(AIM OF THE EXERCISE):
Leave the pictures out and transcribe every record exactly.

BEGIN AVAILABLE RECORDS

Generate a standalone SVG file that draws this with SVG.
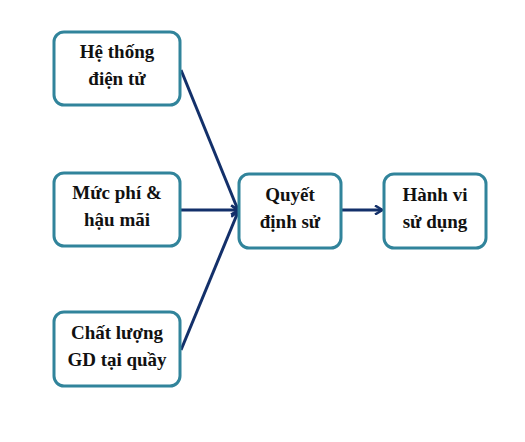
<svg xmlns="http://www.w3.org/2000/svg" width="525" height="442" viewBox="0 0 525 442">
<style>
.box{fill:#fff;stroke:#31849b;stroke-width:3}
.c{stroke:#13306a;stroke-width:3;fill:none}
</style>
<defs>
<marker id="ah" markerWidth="10" markerHeight="10" refX="8" refY="5" orient="auto" markerUnits="userSpaceOnUse" viewBox="0 0 10 10">
<path d="M1,0.5 L8.5,5 L1,9.5" fill="none" stroke="#13306a" stroke-width="2.5"/>
</marker>
</defs>
<rect width="525" height="442" fill="#fff"/>
<g id="connectors">
<line class="c" x1="181" y1="70" x2="238" y2="210" marker-end="url(#ah)"/>
<line class="c" x1="181" y1="210" x2="238" y2="210" marker-end="url(#ah)"/>
<line class="c" x1="181" y1="350" x2="238" y2="212" marker-end="url(#ah)"/>
<line class="c" x1="342" y1="210" x2="382" y2="210" marker-end="url(#ah)"/>
</g>
<g font-family="'Liberation Serif', 'Times New Roman', serif" font-weight="bold" font-size="19" fill="#111" text-anchor="middle">
<g id="n1"><rect class="box" x="54" y="32" width="126" height="73" rx="10"/>
<text x="117" y="58">Hệ thống</text><text x="117" y="85">điện tử</text></g>
<g id="n2"><rect class="box" x="54" y="173" width="126" height="73" rx="10"/>
<text x="117" y="199">Mức phí &amp;</text><text x="117" y="226">hậu mãi</text></g>
<g id="n3"><rect class="box" x="54" y="312" width="126" height="74" rx="10"/>
<text x="117" y="339">Chất lượng</text><text x="117" y="366">GD tại quầy</text></g>
<g id="n4"><rect class="box" x="239" y="174" width="102" height="74" rx="10"/>
<text x="290" y="201">Quyết</text><text x="290" y="228">định sử</text></g>
<g id="n5"><rect class="box" x="384" y="174" width="102" height="74" rx="10"/>
<text x="435" y="201">Hành vi</text><text x="435" y="228">sử dụng</text></g>
</g>
</svg>
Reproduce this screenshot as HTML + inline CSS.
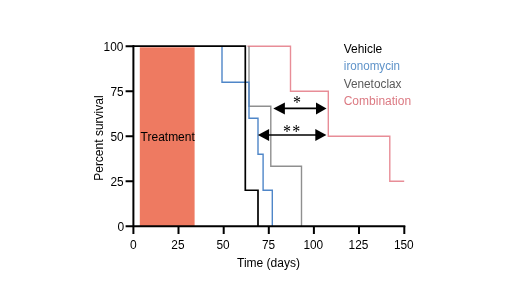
<!DOCTYPE html>
<html>
<head>
<meta charset="utf-8">
<title>Survival</title>
<style>
html,body{margin:0;padding:0;background:#fff;}
body{width:520px;height:292px;overflow:hidden;}
svg{display:block;}
text{font-family:"Liberation Sans",Arial,sans-serif;font-size:12px;}
.ast text{font-family:"Liberation Serif","Times New Roman",serif;font-size:16px;}
</style>
</head>
<body>
<svg width="520" height="292" viewBox="0 0 520 292">
<rect width="520" height="292" fill="#fff"/>
<!-- treatment -->
<rect x="139.8" y="47.3" width="54.8" height="178.7" fill="#ee7a61"/>
<text x="140.6" y="141.3" textLength="54.2" lengthAdjust="spacingAndGlyphs">Treatment</text>
<!-- curves -->
<g fill="none" stroke-width="1.4" stroke-linejoin="miter" stroke-linecap="butt">
<path d="M247.5 46.2 H290.5 V91.25 H328.3 V136.25 H389.8 V181.25 H404.2" stroke="#e88d97"/>
<path d="M249 46.2 V106.25 H270.8 V166.25 H301.5 V226.25" stroke="#8f8f8f"/>
<path d="M222 46.2 V82.25 H249 V118.25 H258 V154.25 H263.1 V190.25 H272.3 V226.25" stroke="#4f86c8"/>
<path d="M133.4 46.2 H245.3 V190.25 H258 V226.25" stroke="#000" stroke-width="1.7"/>
</g>
<!-- axes -->
<g stroke="#000" stroke-width="2" fill="none">
<path d="M133.4 45.25 V234"/>
<path d="M125.6 226.25 H405.3"/>
<path d="M125.6 46.25 H134"/>
<path d="M125.6 91.25 H134"/>
<path d="M125.6 136.25 H134"/>
<path d="M125.6 181.25 H134"/>
<path d="M178.5 226 V234"/>
<path d="M223.7 226 V234"/>
<path d="M268.8 226 V234"/>
<path d="M313.9 226 V234"/>
<path d="M359 226 V234"/>
<path d="M404.3 226 V234"/>
</g>
<!-- y labels -->
<g text-anchor="end">
<text x="123.4" y="50.7" textLength="19.8" lengthAdjust="spacingAndGlyphs">100</text>
<text x="123.6" y="95.8" textLength="13.2" lengthAdjust="spacingAndGlyphs">75</text>
<text x="123.6" y="141.3" textLength="13.2" lengthAdjust="spacingAndGlyphs">50</text>
<text x="123.6" y="186.2" textLength="13.2" lengthAdjust="spacingAndGlyphs">25</text>
<text x="124.1" y="231.3">0</text>
</g>
<g text-anchor="middle">
<text x="133.4" y="249">0</text>
<text x="177.9" y="249" textLength="13.2" lengthAdjust="spacingAndGlyphs">25</text>
<text x="223.1" y="249" textLength="13.2" lengthAdjust="spacingAndGlyphs">50</text>
<text x="268.6" y="249" textLength="13.2" lengthAdjust="spacingAndGlyphs">75</text>
<text x="313.3" y="249" textLength="19.8" lengthAdjust="spacingAndGlyphs">100</text>
<text x="358.5" y="249" textLength="19.8" lengthAdjust="spacingAndGlyphs">125</text>
<text x="403.8" y="249" textLength="19.8" lengthAdjust="spacingAndGlyphs">150</text>
</g>
<text x="237" y="267.2" textLength="63" lengthAdjust="spacingAndGlyphs">Time (days)</text>
<text transform="translate(102.9 180.8) rotate(-90)">Percent survival</text>
<!-- legend -->
<text x="343.7" y="53.3" textLength="38.6" lengthAdjust="spacingAndGlyphs">Vehicle</text>
<text x="343.8" y="70.1" textLength="56.2" lengthAdjust="spacingAndGlyphs" fill="#5f93c9">ironomycin</text>
<text x="343.7" y="87.6" textLength="57.8" lengthAdjust="spacingAndGlyphs" fill="#5a5a5a">Venetoclax</text>
<text x="343.7" y="104.5" textLength="67.4" lengthAdjust="spacingAndGlyphs" fill="#dc7a83">Combination</text>
<!-- arrows -->
<g stroke="#000" stroke-width="1.6">
<path d="M282 108.4 H318"/>
<path d="M266 135 H318"/>
</g>
<g fill="#000">
<path d="M273.3 108.5 L284.9 102.5 V114.5 Z"/>
<path d="M326.5 108.5 L316 102.5 V114.5 Z"/>
<path d="M257.9 135 L269.1 128.9 V141.1 Z"/>
<path d="M326.4 135 L315.3 128.9 V141.1 Z"/>
</g>
<g class="ast">
<text transform="translate(297 99.85) scale(1 1.2)" x="-3.92" y="7.6">*</text>
<text transform="translate(286.95 128.75) scale(1 1.2)" x="-3.92" y="7.6">*</text>
<text transform="translate(296.1 128.75) scale(1 1.2)" x="-3.92" y="7.6">*</text>
</g>
</svg>
</body>
</html>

END AVAILABLE RECORDS

(THE ANSWER):
Generate a standalone SVG file that draws this with SVG.
<svg xmlns="http://www.w3.org/2000/svg" width="525" height="442" viewBox="0 0 525 442">
<style>
.box{fill:#fff;stroke:#31849b;stroke-width:3}
.c{stroke:#13306a;stroke-width:3;fill:none}
</style>
<defs>
<marker id="ah" markerWidth="10" markerHeight="10" refX="8" refY="5" orient="auto" markerUnits="userSpaceOnUse" viewBox="0 0 10 10">
<path d="M1,0.5 L8.5,5 L1,9.5" fill="none" stroke="#13306a" stroke-width="2.5"/>
</marker>
</defs>
<rect width="525" height="442" fill="#fff"/>
<g id="connectors">
<line class="c" x1="181" y1="70" x2="238" y2="210" marker-end="url(#ah)"/>
<line class="c" x1="181" y1="210" x2="238" y2="210" marker-end="url(#ah)"/>
<line class="c" x1="181" y1="350" x2="238" y2="212" marker-end="url(#ah)"/>
<line class="c" x1="342" y1="210" x2="382" y2="210" marker-end="url(#ah)"/>
</g>
<g font-family="'Liberation Serif', 'Times New Roman', serif" font-weight="bold" font-size="19" fill="#111" text-anchor="middle">
<g id="n1"><rect class="box" x="54" y="32" width="126" height="73" rx="10"/>
<text x="117" y="58">Hệ thống</text><text x="117" y="85">điện tử</text></g>
<g id="n2"><rect class="box" x="54" y="173" width="126" height="73" rx="10"/>
<text x="117" y="199">Mức phí &amp;</text><text x="117" y="226">hậu mãi</text></g>
<g id="n3"><rect class="box" x="54" y="312" width="126" height="74" rx="10"/>
<text x="117" y="339">Chất lượng</text><text x="117" y="366">GD tại quầy</text></g>
<g id="n4"><rect class="box" x="239" y="174" width="102" height="74" rx="10"/>
<text x="290" y="201">Quyết</text><text x="290" y="228">định sử</text></g>
<g id="n5"><rect class="box" x="384" y="174" width="102" height="74" rx="10"/>
<text x="435" y="201">Hành vi</text><text x="435" y="228">sử dụng</text></g>
</g>
</svg>
Reproduce this screenshot as HTML + inline CSS.
<!DOCTYPE html>
<html>
<head>
<meta charset="utf-8">
<title>Survival</title>
<style>
html,body{margin:0;padding:0;background:#fff;}
body{width:520px;height:292px;overflow:hidden;}
svg{display:block;}
text{font-family:"Liberation Sans",Arial,sans-serif;font-size:12px;}
.ast text{font-family:"Liberation Serif","Times New Roman",serif;font-size:16px;}
</style>
</head>
<body>
<svg width="520" height="292" viewBox="0 0 520 292">
<rect width="520" height="292" fill="#fff"/>
<!-- treatment -->
<rect x="139.8" y="47.3" width="54.8" height="178.7" fill="#ee7a61"/>
<text x="140.6" y="141.3" textLength="54.2" lengthAdjust="spacingAndGlyphs">Treatment</text>
<!-- curves -->
<g fill="none" stroke-width="1.4" stroke-linejoin="miter" stroke-linecap="butt">
<path d="M247.5 46.2 H290.5 V91.25 H328.3 V136.25 H389.8 V181.25 H404.2" stroke="#e88d97"/>
<path d="M249 46.2 V106.25 H270.8 V166.25 H301.5 V226.25" stroke="#8f8f8f"/>
<path d="M222 46.2 V82.25 H249 V118.25 H258 V154.25 H263.1 V190.25 H272.3 V226.25" stroke="#4f86c8"/>
<path d="M133.4 46.2 H245.3 V190.25 H258 V226.25" stroke="#000" stroke-width="1.7"/>
</g>
<!-- axes -->
<g stroke="#000" stroke-width="2" fill="none">
<path d="M133.4 45.25 V234"/>
<path d="M125.6 226.25 H405.3"/>
<path d="M125.6 46.25 H134"/>
<path d="M125.6 91.25 H134"/>
<path d="M125.6 136.25 H134"/>
<path d="M125.6 181.25 H134"/>
<path d="M178.5 226 V234"/>
<path d="M223.7 226 V234"/>
<path d="M268.8 226 V234"/>
<path d="M313.9 226 V234"/>
<path d="M359 226 V234"/>
<path d="M404.3 226 V234"/>
</g>
<!-- y labels -->
<g text-anchor="end">
<text x="123.4" y="50.7" textLength="19.8" lengthAdjust="spacingAndGlyphs">100</text>
<text x="123.6" y="95.8" textLength="13.2" lengthAdjust="spacingAndGlyphs">75</text>
<text x="123.6" y="141.3" textLength="13.2" lengthAdjust="spacingAndGlyphs">50</text>
<text x="123.6" y="186.2" textLength="13.2" lengthAdjust="spacingAndGlyphs">25</text>
<text x="124.1" y="231.3">0</text>
</g>
<g text-anchor="middle">
<text x="133.4" y="249">0</text>
<text x="177.9" y="249" textLength="13.2" lengthAdjust="spacingAndGlyphs">25</text>
<text x="223.1" y="249" textLength="13.2" lengthAdjust="spacingAndGlyphs">50</text>
<text x="268.6" y="249" textLength="13.2" lengthAdjust="spacingAndGlyphs">75</text>
<text x="313.3" y="249" textLength="19.8" lengthAdjust="spacingAndGlyphs">100</text>
<text x="358.5" y="249" textLength="19.8" lengthAdjust="spacingAndGlyphs">125</text>
<text x="403.8" y="249" textLength="19.8" lengthAdjust="spacingAndGlyphs">150</text>
</g>
<text x="237" y="267.2" textLength="63" lengthAdjust="spacingAndGlyphs">Time (days)</text>
<text transform="translate(102.9 180.8) rotate(-90)">Percent survival</text>
<!-- legend -->
<text x="343.7" y="53.3" textLength="38.6" lengthAdjust="spacingAndGlyphs">Vehicle</text>
<text x="343.8" y="70.1" textLength="56.2" lengthAdjust="spacingAndGlyphs" fill="#5f93c9">ironomycin</text>
<text x="343.7" y="87.6" textLength="57.8" lengthAdjust="spacingAndGlyphs" fill="#5a5a5a">Venetoclax</text>
<text x="343.7" y="104.5" textLength="67.4" lengthAdjust="spacingAndGlyphs" fill="#dc7a83">Combination</text>
<!-- arrows -->
<g stroke="#000" stroke-width="1.6">
<path d="M282 108.4 H318"/>
<path d="M266 135 H318"/>
</g>
<g fill="#000">
<path d="M273.3 108.5 L284.9 102.5 V114.5 Z"/>
<path d="M326.5 108.5 L316 102.5 V114.5 Z"/>
<path d="M257.9 135 L269.1 128.9 V141.1 Z"/>
<path d="M326.4 135 L315.3 128.9 V141.1 Z"/>
</g>
<g class="ast">
<text transform="translate(297 99.85) scale(1 1.2)" x="-3.92" y="7.6">*</text>
<text transform="translate(286.95 128.75) scale(1 1.2)" x="-3.92" y="7.6">*</text>
<text transform="translate(296.1 128.75) scale(1 1.2)" x="-3.92" y="7.6">*</text>
</g>
</svg>
</body>
</html>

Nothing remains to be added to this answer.